LONDON (Reuters) - Oil rose above $62 a barrel on Friday, as a weaker dollar helped support prices that had fallen to 20-month lows on gloom about the outlook for world economic growth.
U.S. crude for December delivery was up $1.42 at $62.19 a barrel by 6:19 a.m. EST. It earlier fell to $59.97 a barrel, its lowest since March 22, 2007.
London Brent Crude was up $1.52 at $58.95 a barrel.
"The pullback in the U.S. dollar is a key driver for oil's gains," said Toby Hassall, chief analyst at Commodities Warrants Australia in Sydney.
"But a weak global demand outlook will continue to be the primary driver in oil market."
Oil fell below $60 a barrel for the first time since March 2007 on Thursday, depressed by dismal projections for economic growth in the world economy next year.
The International Monetary Fund has predicted 2009 global economic growth of 2.2 percent, down 0.8 percentage points from its October forecast.
Deutsche Bank was more pessimistic.
"The DB forecast for 2009, at 1.2 percent GDP growth, is even lower than the IMF - based on a lower assessment for China," the bank said in a research note.
"In our view, as economic forecasts fall, consensus oil price forecasts will follow a similar pattern of deterioration."
Deutsche Bank's current forecast is for $60 a barrel in 2009.
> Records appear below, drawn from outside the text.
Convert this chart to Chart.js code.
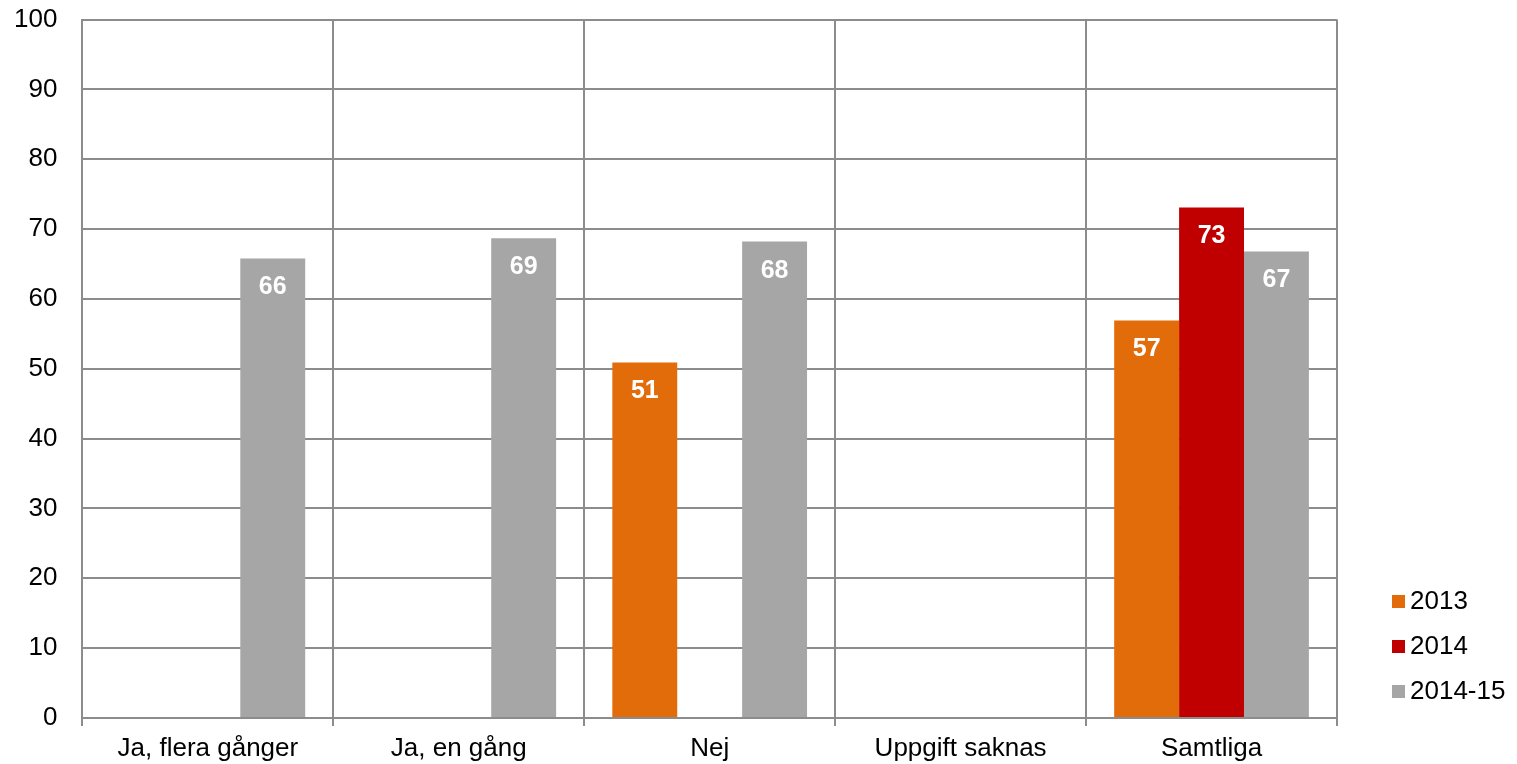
<!DOCTYPE html>
<html>
<head>
<meta charset="utf-8">
<script src="https://cdn.jsdelivr.net/npm/chart.js@4"></script>
<style>
  html, body { margin: 0; padding: 0; background: #fff; }
  #wrap { width: 1517px; height: 764px; }
</style>
</head>
<body>
<div id="wrap"><canvas id="chart"></canvas></div>
<script>
// Data ---
const categories = ['Ja, flera gånger', 'Ja, en gång', 'Nej', 'Uppgift saknas', 'Samtliga'];
const seriesLabels = ['2013', '2014', '2014-15'];
const values2013 = [null, null, 50.9, null, 56.9];
const values2014 = [null, null, null, null, 73.1];
const values201415 = [65.8, 68.7, 68.2, null, 66.8];
const yTicks = [0, 10, 20, 30, 40, 50, 60, 70, 80, 90, 100];

const fontFamily = 'Arial, "Liberation Sans", sans-serif';
const gridColor = '#8c8c8c';

// White bold value inside the top of each bar
const barLabels = {
    id: 'barLabels',
    afterDatasetsDraw(chart) {
        const ctx = chart.ctx;
        ctx.save();
        ctx.font = 'bold 25px ' + fontFamily;
        ctx.fillStyle = '#ffffff';
        ctx.textAlign = 'center';
        ctx.textBaseline = 'middle';
        chart.data.datasets.forEach(function(ds, i) {
            chart.getDatasetMeta(i).data.forEach(function(bar, j) {
                const v = ds.data[j];
                if (v === null || v === undefined) return;
                ctx.fillText(Math.round(v), bar.x, bar.y + 29);
            });
        });
        ctx.restore();
    }
};

// Legend at the bottom right, beside the plot
const sideLegend = {
    id: 'sideLegend',
    afterDraw(chart) {
        const ctx = chart.ctx;
        const area = chart.chartArea;
        const n = chart.data.datasets.length;
        const step = 45;
        const x = area.right + 55;
        ctx.save();
        ctx.font = '26px ' + fontFamily;
        ctx.textBaseline = 'middle';
        ctx.textAlign = 'left';
        chart.data.datasets.forEach(function(ds, i) {
            const y = area.bottom - 27 - (n - 1 - i) * step;
            ctx.fillStyle = ds.backgroundColor;
            ctx.fillRect(x, y - 6, 13, 13);
            ctx.fillStyle = '#000';
            ctx.fillText(ds.label, x + 18, y + 1);
        });
        ctx.restore();
    }
};

new Chart(document.getElementById('chart').getContext('2d'), {
    type: 'bar',
    data: {
        labels: categories,
        datasets: [{
            label: seriesLabels[0],
            data: values2013,
            backgroundColor: '#e36c0a'
        }, {
            label: seriesLabels[1],
            data: values2014,
            backgroundColor: '#c00000'
        }, {
            label: seriesLabels[2],
            data: values201415,
            backgroundColor: '#a6a6a6'
        }]
    },
    options: {
        responsive: true,
        maintainAspectRatio: false,
        animation: false,
        datasets: {
            bar: {
                categoryPercentage: 0.776,
                barPercentage: 1.0
            }
        },
        layout: {
            padding: { top: 19.5, right: 180, bottom: 0, left: 14 }
        },
        plugins: {
            tooltip: { enabled: false },
            legend: { display: false }
        },
        scales: {
            x: {
                afterFit: function(scale) { scale.height = 46; },
                grid: {
                    color: gridColor,
                    lineWidth: 2,
                    tickLength: 8,
                    offset: true
                },
                border: { color: gridColor, width: 2 },
                ticks: {
                    color: '#000',
                    padding: 7,
                    font: { size: 26, family: fontFamily }
                }
            },
            y: {
                min: 0,
                max: 100,
                afterBuildTicks: function(axis) {
                    axis.ticks = yTicks.map(v => ({ value: v }));
                },
                grid: {
                    color: gridColor,
                    lineWidth: 2,
                    drawTicks: true,
                    tickLength: 25,
                    tickColor: 'rgba(0,0,0,0)'
                },
                border: { color: gridColor, width: 2 },
                ticks: {
                    color: '#000',
                    padding: 0,
                    font: { size: 26, family: fontFamily }
                }
            }
        }
    },
    plugins: [barLabels, sideLegend]
});
</script>
</body>
</html>
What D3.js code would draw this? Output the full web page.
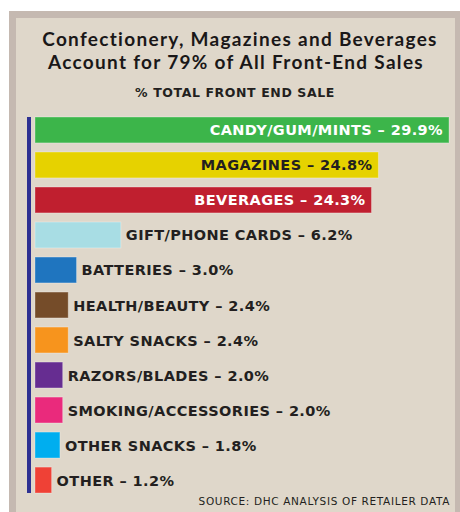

Oil's steep slide from a peak of more than $147 a barrel in July has already spurred OPEC to rein in supply from November 1. Some members of the Organization of the Petroleum Exporting Countries want to cut more.
Venezuela's oil minister Rafael Ramirez has said OPEC should act again. "We say (a new cut should be) at least a million," he told Reuters on Thursday.
But Shokri Ghanem, Libya's top oil official, said the group was not actively considering cutting output again.
OPEC is due to meet next on December 17.
Some analysts believe the market's precipitous fall since July might have been overdone.
"Despite all of the evidence of weak demand and ample stocks, we think the current valuation reflects a lack of appreciation for the adjustments being made on the supply side of the market," said Tim Evans at Citi Futures Perspective.
All markets will look to U.S. economic indicators due later on Friday, including government data on October unemployment data and September wholesale inventories, to gauge how the world's largest economy is faring.